I have always militated against regularly cooking the same thing on the same day to avoid just this pressure, but there it is. Cook pizza once or twice on a Saturday evening, and it becomes the norm. Next thing I know, I am being berated for producing a curry or lasagne "...because we ALWAYS have pizza on Saturday nights, Mummy". We don't. On the weekend, I usually get up around the same time as the kids (too early), and after a cup of tea and a potter, I will take a cuppa up to the Husband,  pull on some clothes and head out with the dog, leaving the Husband  hiding from the world under the duvet, and the kids engrossed in Total Wipeout or whatever the programme of choice is that morning - not just the kids that are wedded to their routines, it would seem!. Recently, though, I have found myself returning from my stomp over the fields to a transformed scene of domestic bliss, with my family chatting happily in the kitchen over breakfast pancakes that the Husband has knocked up. Now, if you ask the kids, we have breakfast pancakes at the weekend. We ALWAYS do.
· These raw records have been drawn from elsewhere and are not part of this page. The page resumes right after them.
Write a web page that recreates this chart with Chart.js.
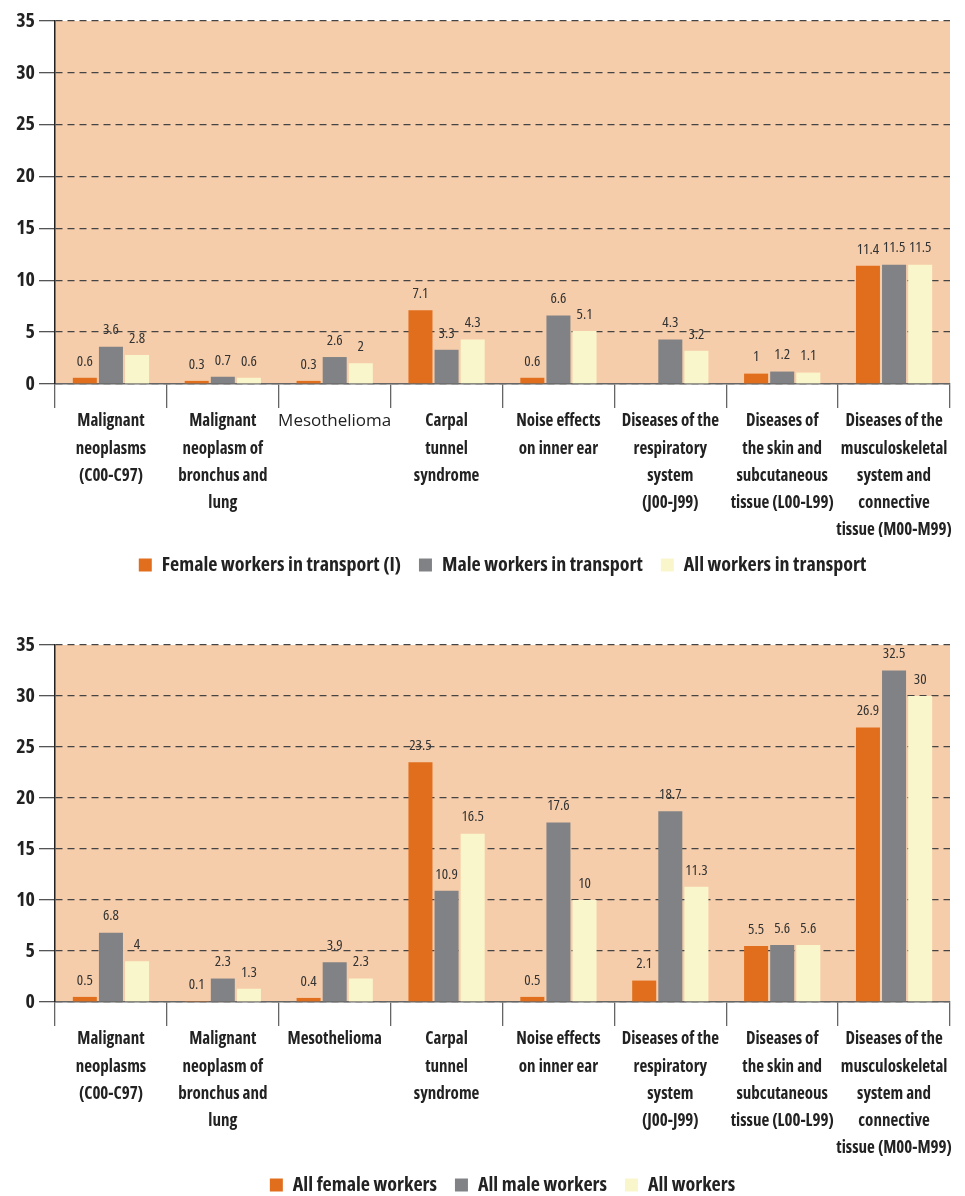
<!DOCTYPE html>
<html>
<head>
<meta charset="utf-8">
<script src="https://cdn.jsdelivr.net/npm/chart.js@4.4.1/dist/chart.umd.min.js"></script>
<style>
  html, body { margin: 0; padding: 0; background: #fff; overflow: hidden; }
  .bloque { position: absolute; left: 0; width: 965px; }
  #bloque1 { top: 0; height: 585px; }
  #bloque2 { top: 624px; height: 581px; }
</style>
</head>
<body>
<div class="bloque" id="bloque1"><canvas id="grafico1" width="965" height="585"></canvas></div>
<div class="bloque" id="bloque2"><canvas id="grafico2" width="965" height="581"></canvas></div>
<script>
// Categorías (etiquetas en varias líneas)
const categorias = [
    ["Malignant", "neoplasms", "(C00-C97)"],
    ["Malignant", "neoplasm of", "bronchus and", "lung"],
    ["Mesothelioma"],
    ["Carpal", "tunnel", "syndrome"],
    ["Noise effects", "on inner ear"],
    ["Diseases of the", "respiratory", "system", "(J00-J99)"],
    ["Diseases of", "the skin and", "subcutaneous", "tissue (L00-L99)"],
    ["Diseases of the", "musculoskeletal", "system and", "connective", "tissue (M00-M99)"]
];

// Gráfico superior: trabajadores del transporte
const leyendaTransporte = ["Female workers in transport (I)", "Male workers in transport", "All workers in transport"];
const mujeresTransporte = [0.6, 0.3, 0.3, 7.1, 0.6, null, 1, 11.4];
const hombresTransporte = [3.6, 0.7, 2.6, 3.3, 6.6, 4.3, 1.2, 11.5];
const todosTransporte = [2.8, 0.6, 2, 4.3, 5.1, 3.2, 1.1, 11.5];

// Gráfico inferior: todos los trabajadores
const leyendaTodos = ["All female workers", "All male workers", "All workers"];
const mujeresTodos = [0.5, 0.1, 0.4, 23.5, 0.5, 2.1, 5.5, 26.9];
const hombresTodos = [6.8, 2.3, 3.9, 10.9, 17.6, 18.7, 5.6, 32.5];
const todosTodos = [4, 1.3, 2.3, 16.5, 10, 11.3, 5.6, 30];

// Eje Y
const ejeMin = 0;
const ejeMax = 35;
const ejePaso = 5;

// Open Sans en versión estrecha (condensed) se parece a la fuente original
const FUENTE = "'Open Sans', 'DejaVu Sans Condensed', sans-serif";
const colores = ["#E06E1C", "#818285", "#FAF6CC"];
const fondoArea = "#F6CDAA";

// Plugin: fondo del área del gráfico
const fondoPlugin = {
    id: "fondoArea",
    beforeDraw(chart) {
        const { ctx, chartArea } = chart;
        ctx.save();
        ctx.fillStyle = fondoArea;
        ctx.fillRect(chartArea.left, chartArea.top, chartArea.right - chartArea.left, chartArea.bottom - chartArea.top);
        ctx.restore();
    }
};

// Plugin: valores encima de las barras
const etiquetasPlugin = {
    id: "etiquetasValores",
    afterDatasetsDraw(chart) {
        const { ctx } = chart;
        ctx.save();
        ctx.font = "condensed 15px " + FUENTE;
        ctx.fillStyle = "#333";
        ctx.textAlign = "center";
        ctx.textBaseline = "bottom";
        chart.data.datasets.forEach((ds, i) => {
            const meta = chart.getDatasetMeta(i);
            meta.data.forEach((barra, j) => {
                const v = ds.data[j];
                if (v === null || v === undefined) return;
                ctx.fillText(String(v), barra.x, barra.y - 9);
            });
        });
        ctx.restore();
    }
};

function crearGrafico(idCanvas, leyenda, series, altoEjeX, normalIdx) {
    const ctx = document.getElementById(idCanvas).getContext("2d");
    return new Chart(ctx, {
        type: "bar",
        data: {
            labels: categorias,
            datasets: series.map((datos, i) => ({
                label: leyenda[i],
                data: datos,
                backgroundColor: colores[i],
                barPercentage: 0.92,
                categoryPercentage: 0.7
            }))
        },
        options: {
            responsive: false,
            devicePixelRatio: 1,
            animation: false,
            layout: { padding: { top: 21, right: 15, left: 6, bottom: 0 } },
            plugins: {
                legend: {
                    position: "bottom",
                    fullSize: false,
                    labels: {
                        boxWidth: 13,
                        boxHeight: 13,
                        padding: 18,
                        color: "#222",
                        font: { family: FUENTE, size: 20, weight: "bold condensed" }
                    }
                },
                tooltip: { enabled: false }
            },
            scales: {
                x: {
                    grid: {
                        display: true,
                        drawOnChartArea: false,
                        drawTicks: true,
                        tickLength: 24,
                        color: "#666",
                        lineWidth: 1.3,
                        offset: true
                    },
                    border: { display: true, color: "#666", width: 1.5 },
                    ticks: {
                        autoSkip: false,
                        maxRotation: 0,
                        minRotation: 0,
                        padding: 0,
                        color: "#222",
                        font: (c) => ({
                            family: FUENTE,
                            size: 17,
                            weight: c.index === normalIdx ? "normal" : "bold condensed",
                            lineHeight: 1.6
                        })
                    },
                    afterFit(scale) { scale.height = altoEjeX; }
                },
                y: {
                    min: ejeMin,
                    max: ejeMax,
                    grid: {
                        color: "#444",
                        lineWidth: 1.3,
                        tickLength: 16,
                        tickColor: "#555",
                        tickBorderDash: []
                    },
                    border: { display: true, color: "#222", width: 1.5, dash: [7, 5] },
                    ticks: {
                        stepSize: ejePaso,
                        padding: 4,
                        color: "#222",
                        font: { family: FUENTE, size: 20, weight: "bold condensed" }
                    },
                    afterFit(scale) { scale.width = 49; }
                }
            }
        },
        plugins: [fondoPlugin, etiquetasPlugin]
    });
}

crearGrafico("grafico1", leyendaTransporte, [mujeresTransporte, hombresTransporte, todosTransporte], 153, 2);
crearGrafico("grafico2", leyendaTodos, [mujeresTodos, hombresTodos, todosTodos], 155, -1);
</script>
</body>
</html>
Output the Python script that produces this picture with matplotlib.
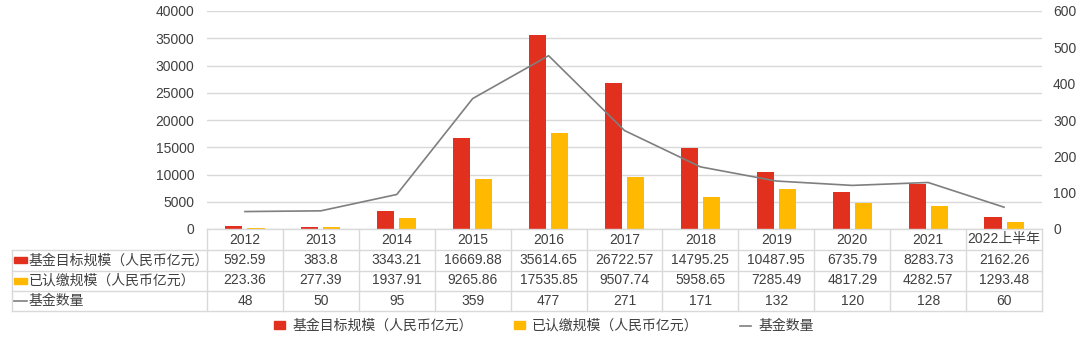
import numpy as np
import matplotlib.pyplot as plt
from matplotlib.lines import Line2D
from matplotlib.patches import Patch, Rectangle

plt.rcParams['font.family'] = ['Liberation Sans', 'Noto Sans CJK SC', 'DejaVu Sans']

years = ['2012', '2013', '2014', '2015', '2016', '2017', '2018', '2019', '2020', '2021', '2022上半年']
target = [592.59, 383.8, 3343.21, 16669.88, 35614.65, 26722.57, 14795.25, 10487.95, 6735.79, 8283.73, 2162.26]
paid = [223.36, 277.39, 1937.91, 9265.86, 17535.85, 9507.74, 5958.65, 7285.49, 4817.29, 4282.57, 1293.48]
count = [48, 50, 95, 359, 477, 271, 171, 132, 120, 128, 60]

target_txt = ['592.59', '383.8', '3343.21', '16669.88', '35614.65', '26722.57', '14795.25', '10487.95', '6735.79', '8283.73', '2162.26']
paid_txt = ['223.36', '277.39', '1937.91', '9265.86', '17535.85', '9507.74', '5958.65', '7285.49', '4817.29', '4282.57', '1293.48']
count_txt = [str(c) for c in count]

lab_target = '基金目标规模（人民币亿元）'
lab_paid = '已认缴规模（人民币亿元）'
lab_count = '基金数量'

red = '#E1301E'
yellow = '#FFB900'
gray = '#7F7F7F'
grid = '#D9D9D9'
txt = '#404040'

W, H = 1080, 345
fig = plt.figure(figsize=(W / 100, H / 100), dpi=100)

# plot area in pixels
L, R, T, B = 207, 1042, 11, 229
ax = fig.add_axes([L / W, 1 - B / H, (R - L) / W, (B - T) / H])
ax2 = ax.twinx()

x = np.arange(len(years))
bw = 0.225
ax.bar(x - 0.145, target, bw, color=red, zorder=2)
ax.bar(x + 0.145, paid, bw, color=yellow, zorder=2)
ax2.plot(x, count, color=gray, lw=1.2)

ax.set_xlim(-0.5, len(years) - 0.5)
ax.set_ylim(0, 40000)
ax.set_yticks(np.arange(0, 40001, 5000))
ax2.set_ylim(0, 600)
ax2.set_yticks(np.arange(0, 601, 100))
ax.set_xticks([])
ax.yaxis.grid(True, color=grid, lw=1)
ax.set_axisbelow(True)
for a in (ax, ax2):
    for s in a.spines.values():
        s.set_visible(False)
    a.tick_params(length=0, labelsize=10, labelcolor=txt)
ax.tick_params(axis='y', pad=9)
ax2.tick_params(axis='y', pad=8)

# data table below the plot
def fx(px):
    return px / W

def fy(py):
    return 1 - py / H

edges = np.linspace(L, R, len(years) + 1)
rows = [229, 250, 270.5, 290.5, 311]
tl = 12

def hline(x0, x1, y):
    fig.add_artist(Line2D([fx(x0), fx(x1)], [fy(y), fy(y)], color=grid, lw=1))

def vline(xp, y0, y1):
    fig.add_artist(Line2D([fx(xp), fx(xp)], [fy(y0), fy(y1)], color=grid, lw=1))

hline(L, R, rows[0])
for y in rows[1:]:
    hline(tl, R, y)
vline(tl, rows[1], rows[4])
for e in edges:
    vline(e, rows[0], rows[4])

centers = (edges[:-1] + edges[1:]) / 2
table_rows = [years, target_txt, paid_txt, count_txt]
for r, vals in enumerate(table_rows):
    yc = (rows[r] + rows[r + 1]) / 2
    for cx, v in zip(centers, vals):
        fig.text(fx(cx), fy(yc), v, ha='center', va='center', fontsize=10, color=txt)

# row headers
for r, (lab, kind) in enumerate([(lab_target, red), (lab_paid, yellow), (lab_count, None)], start=1):
    yc = (rows[r] + rows[r + 1]) / 2
    if kind is None:
        fig.add_artist(Line2D([fx(14), fx(27)], [fy(yc), fy(yc)], color=gray, lw=1.2))
    else:
        fig.add_artist(Rectangle((fx(14), fy(yc + 3)), (13) / W, 6 / H, color=kind,
                                 transform=fig.transFigure))
    fig.text(fx(29), fy(yc), lab, ha='left', va='center', fontsize=10, color=txt)

handles = [Patch(color=red), Patch(color=yellow), Line2D([], [], color=gray, lw=1.2)]
fig.legend(handles, [lab_target, lab_paid, lab_count], loc='center', ncol=3,
           bbox_to_anchor=(fx(544), fy(326)), frameon=False, fontsize=10,
           handlelength=0.8, handleheight=0.5, handletextpad=0.5, columnspacing=3.0,
           labelcolor=txt)

fig.savefig('out.png', dpi=100)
This is all very well when the Husband is around, but today he is not. He has been in Greece since Tuesday (have I mentioned that before this week?). I managed to get out of breakfast pancakes yesterday on the basis that we had too much to do, but I felt meltdown imminent - missing Daddy, already out of sorts because of the lack of pancakes yesterday, and missing Sunday socks (and that was just the kids). I promised that we would have them this morning. The dog got a quick walk, much to his disgust, then I set too. Order restored, meltdown averted, perhaps routine isn't such a bad thing... 



  
These are drop scones, more in the American style, but I first called them pancakes to persuade the kids that they should try them - breakfast pancakes as opposed to tea time ones - and the name has stuck. 

Breakfast Pancakes

makes 10-15

130g wholemeal self raising flour, a pinch of baking powder & salt, 2 tsp caster sugar, 1 large egg, approx 150ml milk, 25g butter, melted, sunflower oil


Sift the flour, baking powder and salt into a bowl then stir in the sugar. Make a well int he middle and crack in the egg. Slowly whisk in the egg, keeping it all in the middle and slowly incorporating flour as you go. Then start adding the milk, and whisking, incorporating more and more of the flour, and add in the melted butter. You may need a little more or less milk as you go - you need a batter that is slightly thicker than double cream.




check out the bubbles
When the batter is ready, heat a non-stick frying pan on a reasonably high heat, and rub a couple of drops of sunflower oil all over using a piece of kitchen towel. Carefully pour in the batter using a ladle, tablespoon or egg cup to make circles of batter about the size of a digestive biscuit (although mine are frequently larger than this). Watch the batter - quite quickly, little bubbles will start to appear on the top. When they are covering the surface, flip them over the cook the other side - it will only need may be 30-40 second, a minute max, then remove to a plate and keep covered with a tea towel while you cook the rest. If necessary, wipe some more sunflower oil over the pan. 




lemon & sugar
I have photographed these numerous times on other days when I've been super smug and had raspberry or blackberry coulis to go with them, perhaps some sliced banana and Greek yoghurt, but never quite got round to blogging them. Today, Blue had nutella and maple syrup, then appelstroop (a kind of apple treacle thing from Holland) and maple syrup, while Pink had her usual lemon and sugar. 

appelstroop & maple syrup












I had a bowl of muesli and a lovely cup of coffee.